Esta hermosa nodriza ostenta sobre su seno un verdadero capital en plata. Al collar que ciñe su garganta se ha añadido una flor de plata también hecha con monedas y, no contenta con esto, cosió al borde de su chaquetilla otro puño de pesetas. Los pendientes son un manojo de realitos soldados para tener forma y pender de sus orejas. El resto de su indumentaria es una variante rica del traje de ama-pasiega que ella luce tranquila, con la serenidad que le confiere su alta misión en la casa.

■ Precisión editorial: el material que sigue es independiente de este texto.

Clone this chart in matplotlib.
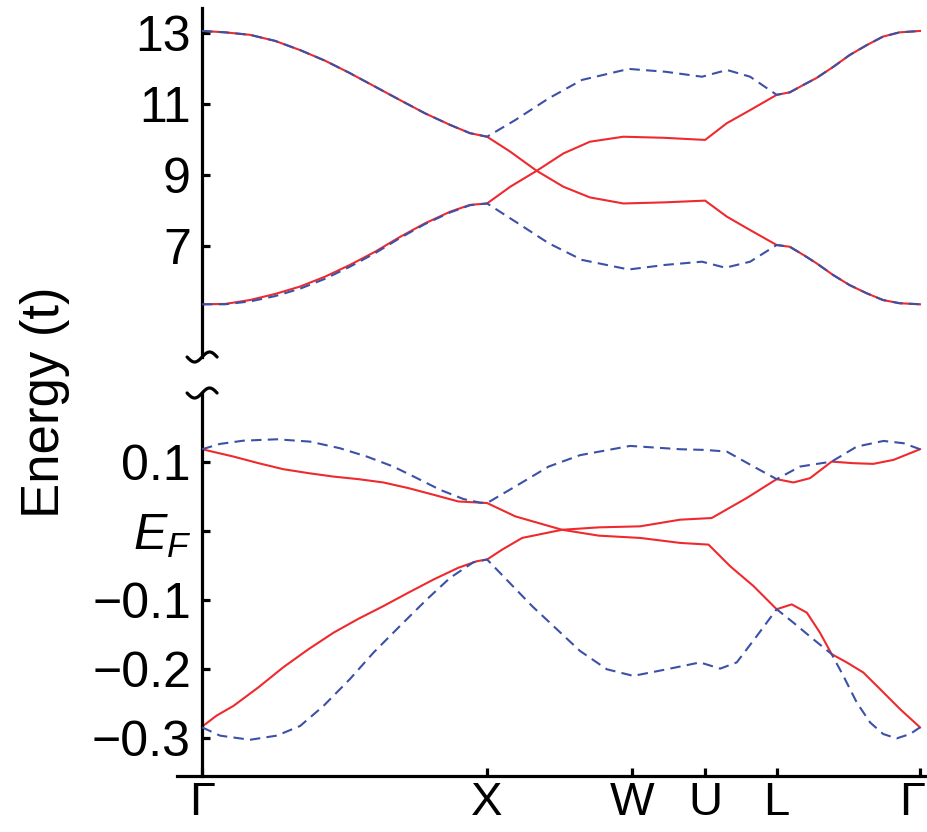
import numpy as np
import matplotlib.pyplot as plt
from matplotlib import transforms

plt.rcParams['font.family'] = ['Liberation Sans', 'DejaVu Sans']
plt.rcParams['mathtext.fontset'] = 'custom'
plt.rcParams['mathtext.it'] = 'Liberation Sans:italic'
plt.rcParams['mathtext.rm'] = 'Liberation Sans'

# =========================
# DATA
# =========================
# high-symmetry points along the k-path
sym_labels = ['Γ', 'X', 'W', 'U', 'L', 'Γ']
sym_k = [0.0, 1.0, 1.508, 1.765, 2.016, 2.519]

# upper block of bands, energy in units of t
top_red_a_k = [0, 0.081, 0.168, 0.256, 0.344, 0.432, 0.519, 0.607, 0.695, 0.782, 0.871, 0.94,
               1.0, 1.081, 1.174, 1.268, 1.361, 1.478, 1.619, 1.765, 1.841, 1.923, 2.016,
               2.062, 2.110, 2.155, 2.215, 2.272, 2.332, 2.389, 2.447, 2.519]
top_red_a_e = [13.05, 13.01, 12.94, 12.77, 12.51, 12.21, 11.86, 11.48, 11.10, 10.73, 10.40, 10.17,
               10.07, 9.65, 9.11, 8.66, 8.36, 8.19, 8.22, 8.27, 7.82, 7.44, 7.02,
               6.97, 6.74, 6.51, 6.17, 5.89, 5.66, 5.47, 5.38, 5.35]

top_red_b_k = [0, 0.081, 0.168, 0.256, 0.344, 0.432, 0.519, 0.607, 0.695, 0.782, 0.871, 0.94,
               1.0, 1.081, 1.174, 1.268, 1.361, 1.478, 1.619, 1.765, 1.841, 1.923, 2.016,
               2.062, 2.110, 2.155, 2.215, 2.272, 2.332, 2.389, 2.447, 2.519]
top_red_b_e = [5.35, 5.36, 5.47, 5.64, 5.85, 6.13, 6.46, 6.83, 7.25, 7.63, 7.96, 8.15,
               8.19, 8.66, 9.11, 9.60, 9.93, 10.07, 10.04, 9.98, 10.45, 10.82, 11.25,
               11.32, 11.53, 11.72, 12.04, 12.37, 12.65, 12.89, 13.01, 13.05]

top_blue_a_k = [0, 0.081, 0.168, 0.256, 0.344, 0.432, 0.519, 0.607, 0.695, 0.782, 0.871, 0.94,
                1.0, 1.099, 1.216, 1.333, 1.497, 1.626, 1.754, 1.842, 1.923, 2.016,
                2.062, 2.110, 2.155, 2.215, 2.272, 2.332, 2.389, 2.447, 2.519]
top_blue_a_e = [13.05, 13.01, 12.94, 12.77, 12.51, 12.21, 11.86, 11.48, 11.10, 10.73, 10.40, 10.17,
                10.07, 10.54, 11.15, 11.67, 11.98, 11.90, 11.76, 11.95, 11.76, 11.25,
                11.32, 11.53, 11.72, 12.04, 12.37, 12.65, 12.89, 13.01, 13.05]

top_blue_b_k = [0, 0.081, 0.168, 0.256, 0.344, 0.432, 0.519, 0.607, 0.695, 0.782, 0.871, 0.94,
                1.0, 1.099, 1.216, 1.333, 1.497, 1.626, 1.754, 1.836, 1.923, 2.016,
                2.062, 2.110, 2.155, 2.215, 2.272, 2.332, 2.389, 2.447, 2.519]
top_blue_b_e = [5.35, 5.35, 5.43, 5.58, 5.79, 6.07, 6.41, 6.79, 7.22, 7.61, 7.94, 8.14,
                8.19, 7.68, 7.07, 6.60, 6.33, 6.46, 6.55, 6.38, 6.55, 7.02,
                6.97, 6.74, 6.51, 6.17, 5.89, 5.66, 5.47, 5.38, 5.35]

# low-energy block around E_F
bot_red_a_k = [0, 0.11, 0.198, 0.285, 0.373, 0.461, 0.548, 0.636, 0.724, 0.812, 0.899, 1.0,
               1.099, 1.263, 1.392, 1.537, 1.677, 1.777, 1.853, 1.935, 2.016, 2.069, 2.122,
               2.168, 2.209, 2.262, 2.320, 2.379, 2.449, 2.519]
bot_red_a_e = [0.1186, 0.108, 0.0984, 0.0897, 0.084, 0.079, 0.0753, 0.0705, 0.0623, 0.0527,
               0.043, 0.0407, 0.0214, 0.002, -0.0065, -0.0098, -0.017, -0.0195, -0.0508,
               -0.0796, -0.113, -0.106, -0.118, -0.147, -0.178, -0.190, -0.2046, -0.2287,
               -0.2576, -0.284]

bot_red_b_k = [0, 0.051, 0.11, 0.198, 0.285, 0.373, 0.461, 0.548, 0.636, 0.724, 0.812, 0.899,
               0.964, 1.0, 1.053, 1.123, 1.263, 1.392, 1.537, 1.677, 1.788, 1.911, 2.016,
               2.075, 2.133, 2.209, 2.285, 2.355, 2.426, 2.519]
bot_red_b_e = [-0.283, -0.267, -0.253, -0.226, -0.197, -0.171, -0.147, -0.127, -0.1085, -0.089,
               -0.070, -0.053, -0.0435, -0.041, -0.0267, -0.0098, 0.002, 0.0055, 0.007, 0.0166,
               0.019, 0.048, 0.0753, 0.0705, 0.0767, 0.1007, 0.0984, 0.0974, 0.1032, 0.1186]

bot_blue_a_k = [0, 0.063, 0.145, 0.262, 0.379, 0.484, 0.578, 0.671, 0.754, 0.835, 0.917, 0.976,
                1.0, 1.099, 1.216, 1.326, 1.502, 1.677, 1.765, 1.841, 1.935, 2.016, 2.098,
                2.209, 2.297, 2.391, 2.461, 2.519]
bot_blue_a_e = [0.1186, 0.1263, 0.131, 0.133, 0.1296, 0.120, 0.108, 0.0935, 0.0767, 0.0599,
                0.0465, 0.0412, 0.0407, 0.0647, 0.0935, 0.110, 0.1234, 0.1186, 0.1176, 0.1152,
                0.0935, 0.0753, 0.0935, 0.1007, 0.1224, 0.1306, 0.1273, 0.1186]

bot_blue_b_k = [0, 0.063, 0.168, 0.262, 0.344, 0.426, 0.519, 0.601, 0.695, 0.788, 0.870, 0.952,
                1.0, 1.158, 1.326, 1.42, 1.513, 1.631, 1.747, 1.818, 1.876, 1.946, 2.016,
                2.075, 2.145, 2.209, 2.25, 2.297, 2.344, 2.39, 2.437, 2.484, 2.519]
bot_blue_b_e = [-0.284, -0.296, -0.302, -0.296, -0.282, -0.253, -0.214, -0.176, -0.137, -0.099,
                -0.0676, -0.045, -0.041, -0.1085, -0.1734, -0.1999, -0.2095, -0.1999, -0.190,
                -0.199, -0.190, -0.152, -0.113, -0.1325, -0.1566, -0.178, -0.2095, -0.248,
                -0.277, -0.2937, -0.300, -0.2937, -0.284]

top_ticks = [7, 9, 11, 13]
top_tick_labels = ['7', '9', '11', '13']
bot_ticks = [0.1, 0.0, -0.1, -0.2, -0.3]
bot_tick_labels = ['0.1', '$E_F$', '\u22120.1', '\u22120.2', '\u22120.3']

# =========================
# STYLE
# =========================
RED = '#ee2a2e'
BLUE = '#3c50a8'
LW = 1.5
DASH = (0, (5, 3))
SPINE_W = 2.3
TICK_FS = 36

fig = plt.figure(figsize=(9.28, 8.32), dpi=100)
ax_top = fig.add_axes([177 / 928, 1 - 357 / 832, 751 / 928, 349 / 832])
ax_bot = fig.add_axes([177 / 928, 1 - 775.7 / 832, 751 / 928, 382.7 / 832])

for ax in (ax_top, ax_bot):
    ax.set_xlim(-0.088, 2.547)
    ax.spines['top'].set_visible(False)
    ax.spines['right'].set_visible(False)
    ax.spines['left'].set_position(('data', 0))
    ax.spines['left'].set_linewidth(SPINE_W)
    ax.spines['bottom'].set_linewidth(SPINE_W)
    ax.tick_params(axis='both', direction='in', length=6, width=SPINE_W,
                   labelsize=TICK_FS, pad=8)
    ax.set_facecolor('none')

# upper block
ax_top.plot(top_red_a_k, top_red_a_e, color=RED, lw=LW, zorder=2)
ax_top.plot(top_red_b_k, top_red_b_e, color=RED, lw=LW, zorder=2)
ax_top.plot(top_blue_a_k, top_blue_a_e, color=BLUE, lw=LW, ls=DASH, zorder=3)
ax_top.plot(top_blue_b_k, top_blue_b_e, color=BLUE, lw=LW, ls=DASH, zorder=3)
ax_top.set_ylim(3.865, 13.696)
ax_top.set_yticks(top_ticks)
ax_top.set_yticklabels(top_tick_labels)
ax_top.spines['bottom'].set_visible(False)
ax_top.set_xticks([])

# low-energy block
ax_bot.plot(bot_red_a_k, bot_red_a_e, color=RED, lw=LW, zorder=2)
ax_bot.plot(bot_red_b_k, bot_red_b_e, color=RED, lw=LW, zorder=2)
ax_bot.plot(bot_blue_a_k, bot_blue_a_e, color=BLUE, lw=LW, ls=DASH, zorder=3)
ax_bot.plot(bot_blue_b_k, bot_blue_b_e, color=BLUE, lw=LW, ls=DASH, zorder=3)
ax_bot.set_ylim(-0.354, 0.2)
ax_bot.set_yticks(bot_ticks)
ax_bot.set_yticklabels(bot_tick_labels)
ax_bot.set_xticks(sym_k)
ax_bot.set_xticklabels(sym_labels)
ax_bot.tick_params(axis='x', pad=4, labelsize=34)

# keep the last Γ inside the canvas
last_lbl = ax_bot.get_xticklabels()[-1]
last_lbl.set_transform(last_lbl.get_transform()
                       + transforms.ScaledTranslation(-8 / 100, 0, fig.dpi_scale_trans))


# squiggly break marks at the ends of the left spines
def draw_break(ax, y_axes):
    base = transforms.blended_transform_factory(ax.transData, ax.transAxes)
    trans = fig.dpi_scale_trans + transforms.ScaledTranslation(0, y_axes, base)
    w = 0.15
    xs = np.linspace(-w, w, 60)
    ys = 0.05 * np.sin(np.pi * xs / w)
    ax.plot(xs, ys, color='black', lw=SPINE_W, transform=trans, clip_on=False,
            solid_capstyle='round')


draw_break(ax_top, 0.0)
draw_break(ax_bot, 1.0)

fig.text(45 / 928, 1 - 402 / 832, 'Energy (t)', rotation=90, fontsize=38,
         ha='center', va='center')

fig.savefig('out.png', dpi=100)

El oficio de ama de cría existió desde siempre. Al menos desde el momento en que una mujer pudo pagar a otra para que le sustituyese en el menester de dar el pecho al hijo en el período de lactancia. Sucede, sin embargo, que aquello que en otros tiempos pudo ser una necesidad, el siglo XIX (ese siglo inquieto y tornadizo) vino a convertirlo en un lujo. Mujeres del campo acudieron entonces a la ciudad para tratar de suplir con sus indispensables atributos -salud y abundancia- lo que las madres de la cada vez más abundante burguesía no podían o no querían dar: la leche. Se produce así una emigración exclusivamente femenina de los pueblos a la urbe, que me atrevería a calificar de injerto social y antropológico. Las costumbres, las creencias de estas amas -como antes sucediera con otros personajes del tipo aguador o arriero y después con los serenos, por ejemplo- vienen a implantarse y desarrollarse lejos del terreno propicio y del humus fecundo que les dieron origen. Por eso precisamente esas formas llaman tanto la atención y llegan a crear un prototipo de personaje casi escénico cuya vida y milagros son descritos por costumbristas y periodistas de la época.
La decadencia de las amas llega con los avances científicos en materia de alimentación. Los conocidos "potitos" y otros productos, unidos a una conciencia social que ya comenzaba a sentir remordimiento por determinadas formas de explotación, acaban con un oficio que tuvo, sin embargo, una vertiente humana y afectiva realmente adorable.
Esta colección que debemos a la curiosidad, al celo y al trabajo incansable de José Manuel Fraile Gil, muestra un poco todo eso: la religiosidad y la superstición rurales, mezcladas con los signos evidentes de una prosperidad que la ciudad (y concretamente una clase social) ofrecía a cambio de unos servicios. Aquí se pueden ver el traje, las joyas y el porte de las amas. El resto, lo que quedó en la memoria indeleble de tantos niños -el cariño, los primeros rezos, el arrullo amable de las canciones- lo tendrá que poner quien contemple estas fotografías con sus pocos o muchos datos y recuerdos.